Maas Thajoon Akbar, KC (15 June 1880 – 22 April 1944) was a Ceylonese (Sri Lankan), judge and lawyer. He was a judge of the Supreme Court of Ceylon and Solicitor General of Ceylon.

Born to M. S. J. Akbar, a wealthy coconut planter, Akbar was educated at the Royal College, Colombo. After gaining a first class division pass at the London Matriculation, he won the coveted scholarship to University of Cambridge: he entered Emmanuel College, Cambridge in 1897 where he did the Mechanical Science Tripos to qualify as an engineer. However, he subsequently switched over to law and was called to the bar at Gray's Inn as a barrister.

He returned to Ceylon in 1905, and while practicing law as an advocate, he also worked as a lecturer and examiner at the Ceylon Law College. In 1907 he became a Crown Counsel in the Attorney General's Department and went on to become the Solicitor General of Ceylon and Acting Attorney General, when C.H. Elphinstone, the Attorney General at that time was away on furlough. As the Solicitor General he was a member of the Legislative Council of Ceylon and had served as a District Judge on occasions too.

He chaired the University Commission and became the first Muslim to adorn the Supreme Court Bench. When he was appointed as a King's Counsel, he was the first Ceylon Muslim to receive the honor.
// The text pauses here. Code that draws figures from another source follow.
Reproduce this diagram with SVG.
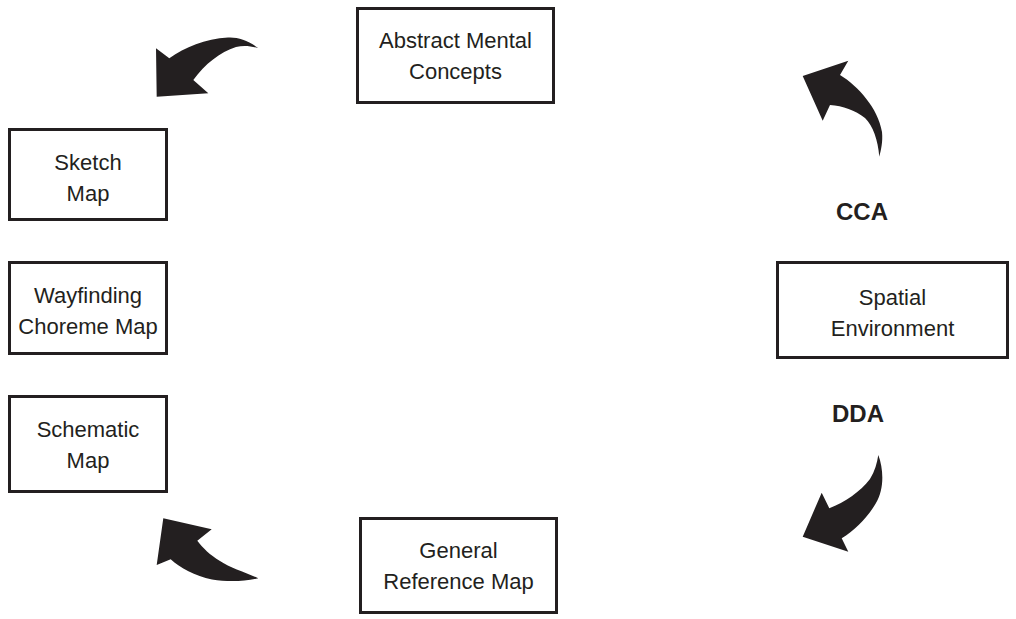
<svg xmlns="http://www.w3.org/2000/svg" width="1016" height="619" viewBox="0 0 1016 619">
  <style>
    .box { fill: #ffffff; stroke: #231f20; stroke-width: 3; }
    .lbl { font-family: "Liberation Sans", Arial, sans-serif; font-size: 22px; fill: #231f20; text-anchor: middle; }
    .tag { font-family: "Liberation Sans", Arial, sans-serif; font-size: 24px; font-weight: bold; fill: #231f20; text-anchor: middle; }
    .curved { fill: #231f20; stroke: none; }
  </style>
  <rect width="1016" height="619" fill="#ffffff"/>

  <g id="abstract-mental-concepts">
    <rect class="box" x="357.5" y="8.5" width="196" height="94"/>
    <text class="lbl" x="455.5" y="48">Abstract Mental</text>
    <text class="lbl" x="455.5" y="79">Concepts</text>
  </g>

  <g id="sketch-map">
    <rect class="box" x="9.5" y="129.5" width="157" height="90"/>
    <text class="lbl" x="88" y="170">Sketch</text>
    <text class="lbl" x="88" y="201">Map</text>
  </g>

  <g id="wayfinding-choreme-map">
    <rect class="box" x="9.5" y="262.5" width="157" height="91"/>
    <text class="lbl" x="88" y="303">Wayfinding</text>
    <text class="lbl" x="88" y="334">Choreme Map</text>
  </g>

  <g id="schematic-map">
    <rect class="box" x="9.5" y="396.5" width="157" height="95"/>
    <text class="lbl" x="88" y="437">Schematic</text>
    <text class="lbl" x="88" y="468">Map</text>
  </g>

  <g id="spatial-environment">
    <rect class="box" x="777.5" y="262.5" width="230" height="95"/>
    <text class="lbl" x="892.5" y="305">Spatial</text>
    <text class="lbl" x="892.5" y="336">Environment</text>
  </g>

  <g id="general-reference-map">
    <rect class="box" x="360.5" y="518.5" width="196" height="94"/>
    <text class="lbl" x="458.5" y="558">General</text>
    <text class="lbl" x="458.5" y="589">Reference Map</text>
  </g>

  <g id="connectors">
    <!-- Spatial Environment -> Abstract Mental Concepts (CCA) -->
    <path class="curved" d="M802.7,76 L848.3,60.7 L840,75 C858,86 878,108 882,132 C883,142 881,150 879.3,156.7 C878,140 873,126 865,118 C855,110 843,106 830,105 L822.7,120.7 Z"/>
    <text class="tag" x="862" y="220">CCA</text>

    <!-- Spatial Environment -> General Reference Map (DDA) -->
    <text class="tag" x="858" y="422">DDA</text>
    <path class="curved" d="M878.3,455 C884,470 884,490 876,503 C868,517 855,530 841.7,538.3 L848.3,551.7 L802.7,536.7 L821.7,492.7 L829.3,508.3 C845,502 860,492 870,479 C875,471 877,463 878.3,455 Z"/>

    <!-- Abstract Mental Concepts -> Sketch Map -->
    <path class="curved" d="M258.3,48.3 C248,40 238,37 228,37.5 C205,39 185,47 169.3,58.3 L156,48.3 L156.7,96.7 L208.3,93.3 L193.3,80 C205,64 220,52 236,47 C244,45 251,46 258.3,48.3 Z"/>

    <!-- Schematic Map -> General Reference Map (bottom-left) -->
    <path class="curved" d="M258.3,578.3 C245,572 230,568 220,561 C210,555 203,548 197.3,540.7 L211.7,529.3 L163.3,518.3 L156.7,565 L170.7,559.3 C180,568 195,576 212,579.5 C228,582 244,581.5 258.3,578.3 Z"/>
  </g>
</svg>
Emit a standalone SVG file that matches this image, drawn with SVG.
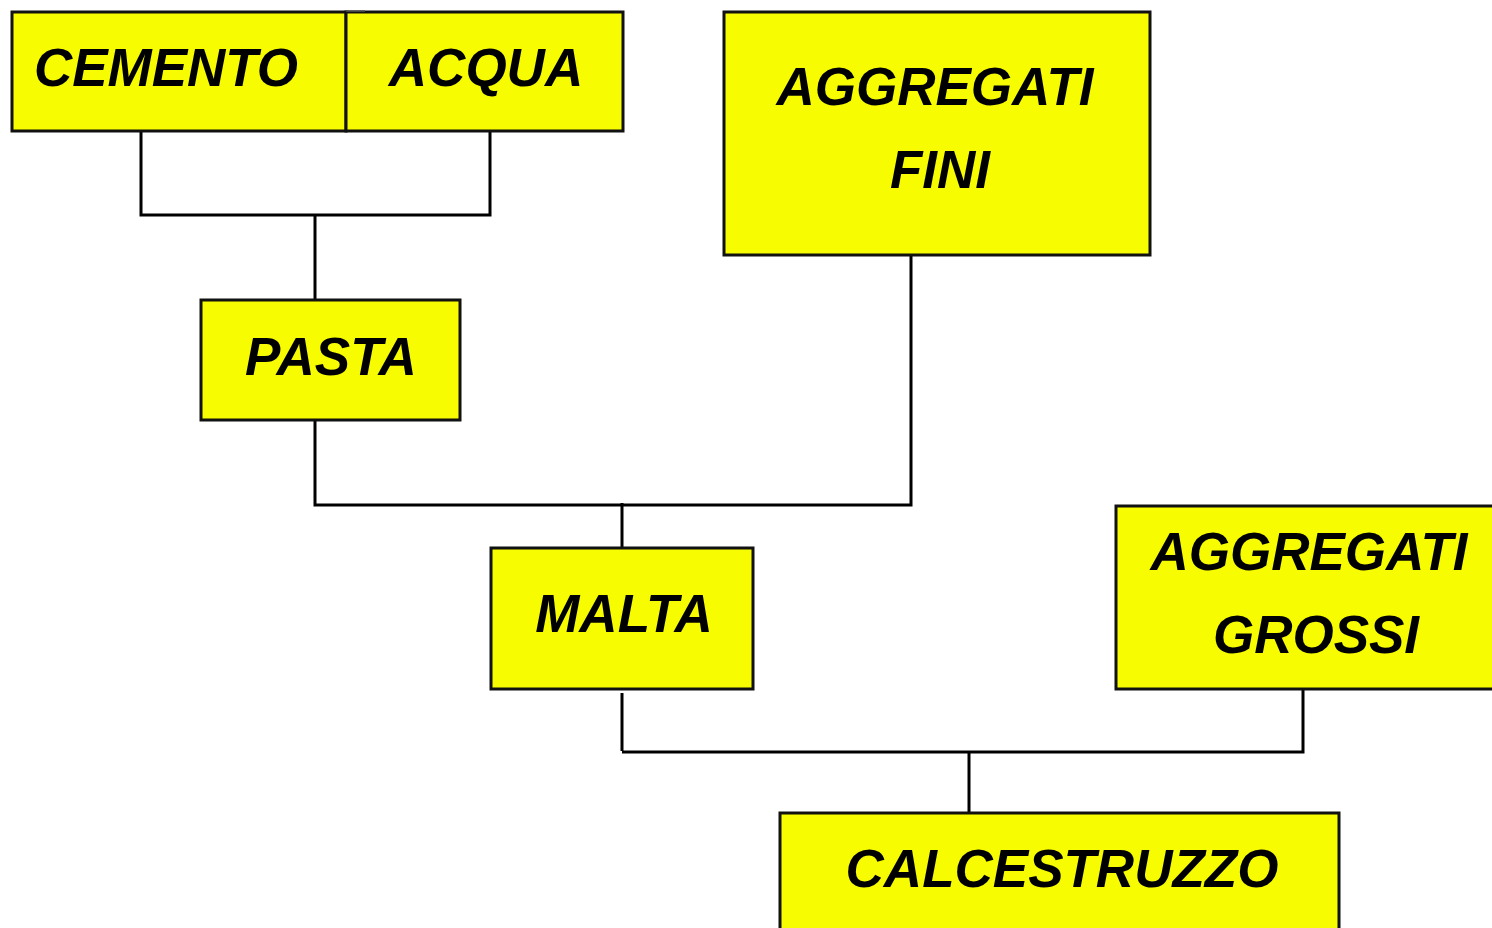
<svg xmlns="http://www.w3.org/2000/svg" width="1492" height="928" viewBox="0 0 1492 928">
  <style>
    .box { fill: #F8FC00; stroke: #111; stroke-width: 3; }
    .lbl { font-family: "Liberation Sans", Arial, sans-serif; font-weight: bold; font-style: italic; font-size: 53px; fill: #000; text-anchor: middle; }
    .wire { fill: none; stroke: #000; stroke-width: 3; }
  </style>
  <rect width="1492" height="928" fill="#fff"/>

  <!-- connectors -->
  <g id="connectors">
    <path class="wire" d="M141 131 V215 H490 V131"/>
    <path class="wire" d="M315 215 V300"/>
    <path class="wire" d="M315 420 V505 H911 V255"/>
    <path class="wire" d="M622 503 V548"/>
    <path class="wire" d="M622 693 V751"/>
    <path class="wire" d="M622 752 H1303 V689"/>
    <path class="wire" d="M969 752 V813"/>
  </g>

  <g id="cemento">
    <rect class="box" x="12" y="12" width="334" height="119"/>
    <text class="lbl" x="166" y="86">CEMENTO</text>
  </g>

  <g id="acqua">
    <rect class="box" x="346" y="12" width="277" height="119"/>
    <line x1="346" y1="11" x2="365" y2="11" stroke="#555" stroke-width="1.5"/>
    <text class="lbl" x="486" y="86">ACQUA</text>
  </g>

  <g id="aggregati-fini">
    <rect class="box" x="724" y="12" width="426" height="243"/>
    <text class="lbl" x="935" y="105">AGGREGATI</text>
    <text class="lbl" x="940" y="188">FINI</text>
  </g>

  <g id="pasta">
    <rect class="box" x="201" y="300" width="259" height="120"/>
    <text class="lbl" x="331" y="375">PASTA</text>
  </g>

  <g id="malta">
    <rect class="box" x="491" y="548" width="262" height="141"/>
    <text class="lbl" x="624" y="632">MALTA</text>
  </g>

  <g id="aggregati-grossi">
    <rect class="box" x="1116" y="506" width="390" height="183"/>
    <text class="lbl" x="1309" y="570">AGGREGATI</text>
    <text class="lbl" x="1316" y="653">GROSSI</text>
  </g>

  <g id="calcestruzzo">
    <rect class="box" x="780" y="813" width="559" height="130"/>
    <text class="lbl" x="1062" y="887">CALCESTRUZZO</text>
  </g>
</svg>
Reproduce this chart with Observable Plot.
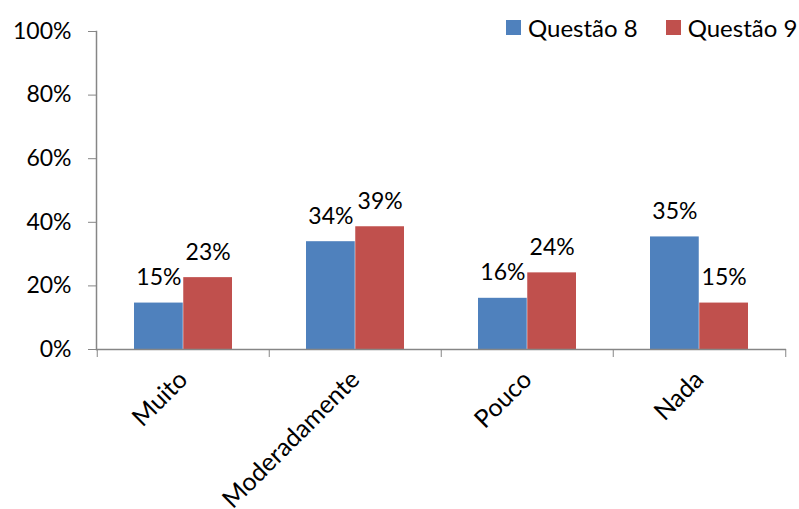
<!DOCTYPE html>
<html>
<head>
<meta charset="utf-8">
<script src="https://cdn.jsdelivr.net/npm/d3@7"></script>
<script src="https://cdn.jsdelivr.net/npm/@observablehq/plot@0.6"></script>
<style>
  html, body { margin: 0; padding: 0; background: #fff; }
  #wrap { position: relative; width: 799px; height: 509px; font-family: Lato, "Open Sans", sans-serif; }
  #legend { position: absolute; top: 13px; left: 506px; display: flex; align-items: center; font-size: 24px; color: #000; white-space: nowrap; }
  .sw { display: inline-block; width: 15px; height: 15px; margin-right: 7px; flex: none; }
  .item { display: flex; align-items: center; margin-right: 28px; white-space: nowrap; }
</style>
</head>
<body>
<div id="wrap"><div id="legend"></div></div>
<script>
const categories = ["Muito", "Moderadamente", "Pouco", "Nada"];
const questao8 = [0.146, 0.339, 0.161, 0.354];
const questao9 = [0.226, 0.386, 0.241, 0.146];
const seriesNames = ["Questão 8", "Questão 9"];
const seriesColors = ["#4F81BD", "#C0504D"];
const yTicks = [0, 0.2, 0.4, 0.6, 0.8, 1];

const W = 799, H = 509;
const mL = 96, mR = 13, mT = 31, mB = 160;
const step = (W - mL - mR) / categories.length;
const gap = 37, barW = (step - 2 * gap) / 2;
const pct = d3.format(".0%");
const axisGray = "#868686";
const fs = 23;

const rows8 = categories.map((c, i) => ({cat: c, v: questao8[i]}));
const rows9 = categories.map((c, i) => ({cat: c, v: questao9[i]}));

const chart = Plot.plot({
  width: W, height: H,
  marginLeft: mL, marginRight: mR, marginTop: mT, marginBottom: mB,
  style: {fontFamily: "Lato, 'Open Sans', sans-serif", fontSize: fs + "px", color: "#000", background: "#fff"},
  x: {domain: categories, padding: 0, axis: null, label: null},
  y: {domain: [0, 1], axis: null, label: null},
  marks: [
    Plot.barY(rows8, {x: "cat", y: "v", fill: seriesColors[0], insetLeft: gap, insetRight: step - gap - barW}),
    Plot.barY(rows9, {x: "cat", y: "v", fill: seriesColors[1], insetLeft: gap + barW, insetRight: gap}),
    Plot.text(rows8, {x: "cat", y: "v", text: d => pct(d.v), dx: -barW / 2, dy: -18, lineAnchor: "bottom", fontSize: fs, fill: "#000"}),
    Plot.text(rows9, {x: "cat", y: "v", text: d => pct(d.v), dx: barW / 2, dy: -18, lineAnchor: "bottom", fontSize: fs, fill: "#000"}),
    Plot.frame({anchor: "left", stroke: axisGray, strokeWidth: 1.5}),
    Plot.ruleY([0], {stroke: axisGray, strokeWidth: 1.5}),
    Plot.axisY({ticks: yTicks, tickFormat: pct, tickSize: 8, tickPadding: 17, stroke: axisGray, fill: "#000", fontSize: fs, label: null}),
    Plot.axisX({ticks: categories, tickSize: 8, text: null, dx: -step / 2, stroke: axisGray, label: null}),
    Plot.axisX({ticks: categories.slice(-1), tickSize: 8, text: null, dx: step / 2, stroke: axisGray, label: null}),
    Plot.axisX({ticks: categories, tickSize: 0, tickRotate: -45, tickPadding: 26, fill: "#000", fontSize: 25, label: null})
  ]
});
document.getElementById("wrap").prepend(chart);

const legend = document.getElementById("legend");
seriesNames.forEach((n, i) => {
  const it = document.createElement("div");
  it.className = "item";
  const sw = document.createElement("span");
  sw.className = "sw";
  sw.style.background = seriesColors[i];
  it.appendChild(sw);
  it.appendChild(document.createTextNode(n));
  legend.appendChild(it);
});
</script>
</body>
</html>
At the time of his retirement he was the senior-most puisne justice.

Akbar was the Chairman of the University Commission on whose recommendation the Legislative Council resolved, in 1928, that the University should be of the unitary and residential type, and that it should be located in the Dumbara Valley near Kandy.

He was the founder of the Ceylon Moslem Educational Society, that established the Hussainiya Boys' School and the Fathima Girls' School.